On Apr 27, 2009, at 7:35 PM, Danilo Freitas wrote:

> 2009/4/27 Robert Bradshaw <[email protected]>:
>> On Apr 27, 2009, at 6:08 PM, Greg Ewing wrote:
>>
>>> Robert Bradshaw wrote:
>>>
>>>> That's because x[0] was always the same thing as (*x), even if a  
>>>> bit
>>>> uglier. I'm not not as enthusiastic about it now (though not yet  
>>>> for
>>>> sure set against it either...)
>>>
>>> The reason for not having a * operator in Pyrex was to
>>> avoid possible ambiguities when parsing arguments to
>>> function calls (since Python already assigns a meaning
>>> to prefix * in that context).
>>>
>>> If you want to introduce a * operator you'll have to
>>> deal with that somehow.
>>
>> Nice to know the original reasoning.
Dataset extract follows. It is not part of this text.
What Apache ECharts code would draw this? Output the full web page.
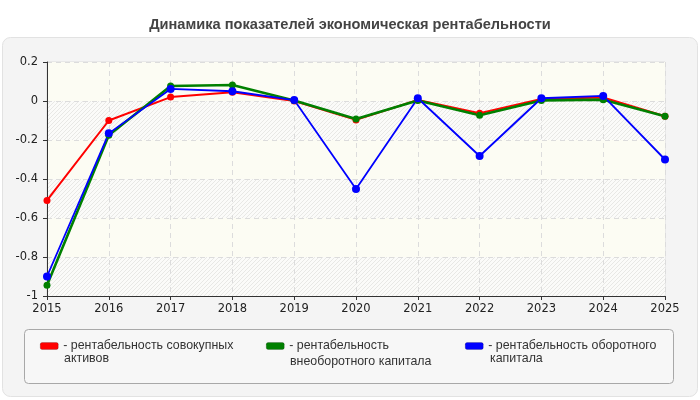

Well, that's another strike
>> against it, and in this case "two strikes you're out" is enough  
>> for me.
>>
> So, we should really use deref()?

Yes, I think so.

We could declare

cdef extern from "foo.h":
     cclass Foo:  # or whatever else we come up with here
         Foo __add__(Foo, Foo)
         Foo __add__(Foo, int)
         int __dereference__(Foo)
         Foo __increment__(Foo)
         ...

This would indicate that Foo supports addition with other Foos and  
ints, incrementing, and that cython.deref(Foo) is an int. The magic  
cython.deref method would see if a __dereference__ method is  
declared, and if not would allow the default behavior for pointer  
types, otherwise raising an error. An actual (*x) would be emitted in  
the code. Likewise with increment/decrement.